I took a lot of photos on my trip in Southeast Asia. About 1,300 clicks of the shutter to be exact. I went through them and I marked just over 500 as being worth editing. That is a lot of work and will take time--maybe even a year. The problem is that I keep taking pictures in the meantime :). It is fun however to see how I have improved and changed in my photographic style. Even since I have started using my first dSLR just over three months ago. So in a way, I am happy I have such a backlog of photos to go through.
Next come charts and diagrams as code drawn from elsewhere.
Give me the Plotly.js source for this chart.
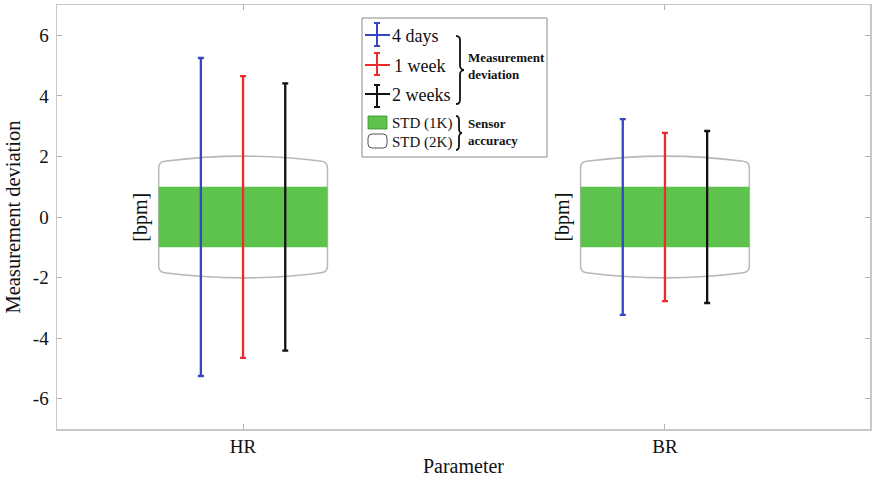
<!DOCTYPE html>
<html>
<head>
<meta charset="utf-8">
<script src="https://cdn.plot.ly/plotly-3.0.1.min.js"></script>
<style>html,body{margin:0;padding:0;background:#fff;}#chart{width:872px;height:480px;}</style>
</head>
<body>
<div id="chart"></div>
<script>
// ---- data ----
const categories = ['HR', 'BR'];
const seriesNames = ['4 days', '1 week', '2 weeks'];
const dev4days  = [5.25, 3.23];
const dev1week  = [4.65, 2.78];
const dev2weeks = [4.41, 2.84];
const std1K = [1.0, 1.0];
const std2K = [2.0, 2.0];
const yTicks = [-6, -4, -2, 0, 2, 4, 6];

// ---- styling ----
const FONT = 'Liberation Serif, Times New Roman, serif';
const colors = ['#3446c0', '#ec2b2b', '#111111'];
const offsets = [-0.1, 0, 0.1];
const boxHalf = 0.2;
const catPos = categories.map((c, i) => i + 1);
const devs = [dev4days, dev1week, dev2weeks];

const traces = devs.map((d, k) => ({
  type: 'scatter', mode: 'markers',
  x: catPos.map(p => p + offsets[k]),
  y: catPos.map(() => 0),
  marker: {size: 1, color: 'rgba(0,0,0,0)'},
  error_y: {type: 'data', array: d, symmetric: true, color: colors[k], thickness: 2.3, width: 3},
  name: seriesNames[k], showlegend: false, hoverinfo: 'skip'
}));

// plot area in px
const L = 57, R = 2, T = 5, B = 51, W = 872 - L - R, H = 480 - T - B;
const px = x => (x - L) / W;
const py = y => 1 - (y - T) / H;

const shapes = [];
const annotations = [];

catPos.forEach((p, i) => {
  const s2 = std2K[i], s1 = std1K[i];
  const e = 0.91 * s2, r = 0.1 * s2;
  const x0 = p - boxHalf, x1 = p + boxHalf, dx = 0.014;
  const path = `M ${x0} ${-e + r} L ${x0} ${e - r} Q ${x0} ${e} ${x0 + dx} ${e + 0.02} ` +
    `Q ${p} ${2 * s2 - e} ${x1 - dx} ${e + 0.02} Q ${x1} ${e} ${x1} ${e - r} L ${x1} ${-e + r} ` +
    `Q ${x1} ${-e} ${x1 - dx} ${-e - 0.02} Q ${p} ${-(2 * s2 - e)} ${x0 + dx} ${-e - 0.02} Q ${x0} ${-e} ${x0} ${-e + r} Z`;
  shapes.push({type: 'path', xref: 'x', yref: 'y', path: path, fillcolor: '#ffffff',
    line: {color: '#b8b8b8', width: 1.5}, layer: 'below'});
  shapes.push({type: 'rect', xref: 'x', yref: 'y', x0: x0, x1: x1, y0: -s1, y1: s1,
    fillcolor: '#5ec34c', line: {width: 0}, layer: 'below'});
  annotations.push({xref: 'x', yref: 'y', x: p - 0.245, y: 0, text: '[bpm]', showarrow: false,
    textangle: -90, font: {family: FONT, size: 20, color: '#111'}});
});

// ---- custom legend ----
shapes.push({type: 'rect', xref: 'paper', yref: 'paper', x0: px(362), x1: px(547), y0: py(157), y1: py(18),
  fillcolor: '#ffffff', line: {color: '#8a8a8a', width: 1}, layer: 'above'});
const legY = [[23, 35, 46], [53, 65, 75], [85, 94, 107]];
const legTextX = [392, 394, 392];
legY.forEach((v, k) => {
  const lw = 2;
  shapes.push({type: 'line', xref: 'paper', yref: 'paper', x0: px(377), x1: px(377), y0: py(v[0]), y1: py(v[2]), line: {color: colors[k], width: lw}});
  shapes.push({type: 'line', xref: 'paper', yref: 'paper', x0: px(365), x1: px(390), y0: py(v[1]), y1: py(v[1]), line: {color: colors[k], width: lw}});
  shapes.push({type: 'line', xref: 'paper', yref: 'paper', x0: px(374), x1: px(380), y0: py(v[0]), y1: py(v[0]), line: {color: colors[k], width: lw}});
  shapes.push({type: 'line', xref: 'paper', yref: 'paper', x0: px(374), x1: px(380), y0: py(v[2]), y1: py(v[2]), line: {color: colors[k], width: lw}});
  annotations.push({xref: 'paper', yref: 'paper', x: px(legTextX[k] - 2), y: py(v[1] + 1), xanchor: 'left', yanchor: 'middle',
    text: seriesNames[k], showarrow: false, font: {family: FONT, size: 18, color: '#111'}});
});
// green and outline legend patches
shapes.push({type: 'rect', xref: 'paper', yref: 'paper', x0: px(368), x1: px(387), y0: py(129), y1: py(116),
  fillcolor: '#5ec34c', line: {color: '#3c8a30', width: 0.8}});
shapes.push({type: 'path', xref: 'paper', yref: 'paper',
  path: `M ${px(372)} ${py(134)} L ${px(383)} ${py(134)} Q ${px(387)} ${py(134)} ${px(387)} ${py(138)} L ${px(387)} ${py(144)} Q ${px(387)} ${py(148)} ${px(383)} ${py(148)} L ${px(372)} ${py(148)} Q ${px(368)} ${py(148)} ${px(368)} ${py(144)} L ${px(368)} ${py(138)} Q ${px(368)} ${py(134)} ${px(372)} ${py(134)} Z`,
  fillcolor: '#ffffff', line: {color: '#555', width: 1}});
annotations.push({xref: 'paper', yref: 'paper', x: px(390), y: py(123), xanchor: 'left', yanchor: 'middle',
  text: 'STD (1K)', showarrow: false, font: {family: FONT, size: 15, color: '#111'}});
annotations.push({xref: 'paper', yref: 'paper', x: px(390), y: py(142), xanchor: 'left', yanchor: 'middle',
  text: 'STD (2K)', showarrow: false, font: {family: FONT, size: 15, color: '#111'}});

// braces
function brace(xl, yTop, yBot, bw) {
  const ym = (yTop + yBot) / 2;
  const xm = xl + bw;
  return `M ${px(xl)} ${py(yTop)} C ${px(xl + bw * 0.6)} ${py(yTop)} ${px(xl + bw * 0.5)} ${py(yTop + 4)} ${px(xl + bw * 0.5)} ${py(yTop + 8)} ` +
    `L ${px(xl + bw * 0.5)} ${py(ym - 4)} C ${px(xl + bw * 0.5)} ${py(ym - 1)} ${px(xm - 1)} ${py(ym)} ${px(xm)} ${py(ym)} ` +
    `C ${px(xm - 1)} ${py(ym)} ${px(xl + bw * 0.5)} ${py(ym + 1)} ${px(xl + bw * 0.5)} ${py(ym + 4)} ` +
    `L ${px(xl + bw * 0.5)} ${py(yBot - 8)} C ${px(xl + bw * 0.5)} ${py(yBot - 4)} ${px(xl + bw * 0.6)} ${py(yBot)} ${px(xl)} ${py(yBot)}`;
}
shapes.push({type: 'path', xref: 'paper', yref: 'paper', path: brace(456, 36, 104, 8), line: {color: '#111', width: 1.8}});
shapes.push({type: 'path', xref: 'paper', yref: 'paper', path: brace(456, 116, 150, 6), line: {color: '#111', width: 1.8}});
annotations.push({xref: 'paper', yref: 'paper', x: px(466), y: py(66), xanchor: 'left', yanchor: 'middle', align: 'left',
  text: '<b>Measurement</b><br><b>deviation</b>', showarrow: false, font: {family: FONT, size: 13, color: '#111'}});
annotations.push({xref: 'paper', yref: 'paper', x: px(466), y: py(132), xanchor: 'left', yanchor: 'middle', align: 'left',
  text: '<b>Sensor</b><br><b>accuracy</b>', showarrow: false, font: {family: FONT, size: 13, color: '#111'}});

const layout = {
  width: 872, height: 480,
  margin: {l: L, r: R, t: T, b: B},
  paper_bgcolor: '#ffffff', plot_bgcolor: '#ffffff',
  font: {family: FONT, color: '#111'},
  showlegend: false,
  xaxis: {
    range: [0.559, 2.486], tickvals: catPos, ticktext: categories,
    showgrid: false, zeroline: false, showline: true, mirror: 'ticks', linecolor: '#c8c8c8', linewidth: 1.5,
    ticks: 'inside', ticklen: 5, tickcolor: '#b0b0b0', tickfont: {family: FONT, size: 19, color: '#111'},
    title: {text: 'Parameter', font: {family: FONT, size: 20, color: '#111'}, standoff: 2}
  },
  yaxis: {
    range: [-7, 7], tickvals: yTicks, ticktext: yTicks.map(String),
    showgrid: false, zeroline: false, showline: true, mirror: 'ticks', linecolor: '#c8c8c8', linewidth: 1.5,
    ticks: 'inside', ticklen: 5, tickcolor: '#b0b0b0', tickfont: {family: FONT, size: 19, color: '#111'},
    ticklabelstandoff: 3,
    title: {text: 'Measurement deviation', font: {family: FONT, size: 20.5, color: '#111'}, standoff: 6}
  },
  shapes: shapes,
  annotations: annotations
};

Plotly.newPlot('chart', traces, layout, {displayModeBar: false, staticPlot: true});
</script>
</body>
</html>
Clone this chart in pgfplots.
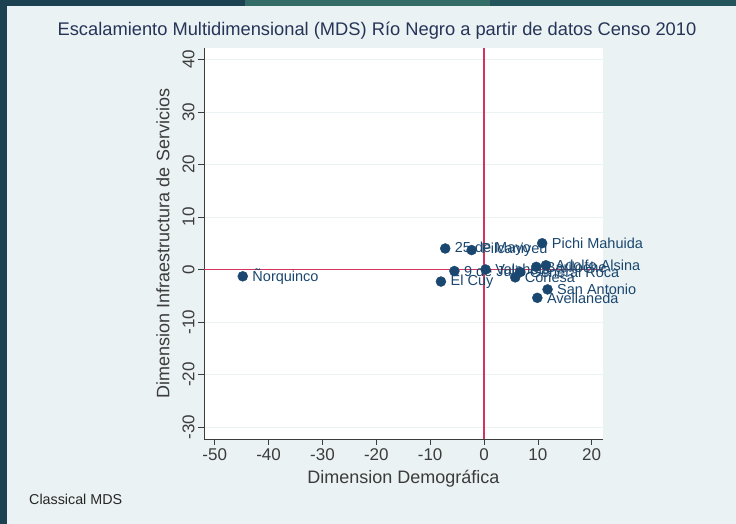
\documentclass[border=0pt]{standalone}
\usepackage{pgfplots}
\pgfplotsset{compat=1.18}
\usepackage{pgfplotstable}
\usepackage{fontspec}
\setmainfont{Liberation Sans}
\definecolor{bgc}{RGB}{234,242,243}
\definecolor{navy}{RGB}{26,71,111}
\definecolor{zeroline}{RGB}{212,52,92}
\definecolor{titc}{RGB}{38,52,88}
\definecolor{axc}{RGB}{60,60,60}
\definecolor{frameA}{RGB}{28,66,82}
\definecolor{frameB}{RGB}{52,108,104}
\definecolor{frameC}{RGB}{36,84,92}
\pgfplotstableread{
x y label
-44.8 -1.3 {Ñorquinco}
-8.0 -2.3 {El Cuy}
-7.2 4.0 {25 de Mayo}
-5.5 -0.3 {9 de Julio}
-2.3 3.7 {Pilcaniyeu}
0.3 0.0 {Valcheta}
5.8 -1.5 {Conesa}
6.7 -0.5 {General Roca}
9.7 0.5 {Bariloche}
11.5 0.8 {Adolfo Alsina}
10.8 5.0 {Pichi Mahuida}
11.8 -3.8 {San Antonio}
9.9 -5.4 {Avellaneda}
}\mdsdata
\begin{document}
\begin{tikzpicture}[x=1pt,y=1pt]
\useasboundingbox (0,0) rectangle (736,524);
\fill[bgc] (0,0) rectangle (736,524);
\fill[frameA] (0,518) rectangle (245,524);
\fill[frameB] (245,518) rectangle (490,524);
\fill[frameC] (490,518) rectangle (736,524);
\fill[frameA] (0,0) rectangle (7,524);
\begin{axis}[
  at={(204pt,85pt)}, anchor=south west,
  scale only axis, width=399pt, height=391pt,
  xmin=-52.0, xmax=22.1, ymin=-32.3, ymax=42.2,
  axis x line*=bottom, axis y line*=left,
  x axis line style={axc, line width=0.8pt, -},
  y axis line style={axc, line width=0.8pt, -},
  axis background/.style={fill=white},
  xtick={-50,-40,...,20}, ytick={-30,-20,...,40},
  tick align=outside, major tick length=6pt,
  tick style={axc, line width=0.7pt},
  ymajorgrids, grid style={bgc, line width=0.8pt},
  /pgf/number format/assume math mode=true,
  ticklabel style={font=\fontsize{17}{17}\selectfont, text=axc},
  yticklabel style={rotate=90, anchor=south},
  xlabel={Dimension Demográfica},
  ylabel={Dimension Infraestructura de Servicios},
  label style={font=\fontsize{18}{18}\selectfont, text=axc},
  xlabel style={at={(axis description cs:0.5,-0.1023)}, anchor=center},
  ylabel style={at={(axis description cs:-0.1028,0.5)}, anchor=center},
  title={Escalamiento Multidimensional (MDS) Río Negro a partir de datos Censo 2010},
  title style={font=\fontsize{18.3}{18.3}\selectfont, text=titc, at={(axis description cs:0.4336,1.0281)}, anchor=center},
  clip=false,
]
\addplot[draw=zeroline, line width=1.5pt] coordinates {(0,-32.3) (0,42.2)};
\addplot[draw=none, fill=zeroline] coordinates {(-52.0,-0.15) (22.1,-0.15) (22.1,0.15) (-52.0,0.15)} -- cycle;
\addplot[only marks, mark=*, mark size=5pt, mark options={fill=navy, draw=navy},
  point meta=explicit symbolic, nodes near coords,
  every node near coord/.append style={anchor=west, xshift=9.5pt, font=\fontsize{14.5}{14.5}\selectfont, text=navy, inner sep=0pt}]
  table[x=x, y=y, meta=label] {\mdsdata};
\end{axis}
\node[anchor=west, font=\fontsize{14.3}{14.3}\selectfont, text=black!85, inner sep=0pt] at (29,25) {Classical MDS};
\end{tikzpicture}
\end{document}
Now the photo above. Of the photos I have edited so far, this is among my favorites. Someone else might not give it two looks when looking at a set of my Cambodian pictures, but to me it special. It is hard to quantify what keeps my thinking about and my eye exploring this photo. When I look at it, my eye follows the thin and weathered grandma and her bike out of the frame and my imagination suddenly takes over. I imagine where she is going, the countless hardships and moments of joy that have made up her life. I wonder how she got to such an old age, when I saw so few elderly people in the country. What have her eyes seen? How did she survive the Khmer Rouge? Does she tell her grandchildren stories of that time or does she hold those nightmares close knowing they are more horrifying than any ghost store they have ever heard?
This photo takes my eye and my mind on a journey that it would never have gone on, and this is why I treasure this photo.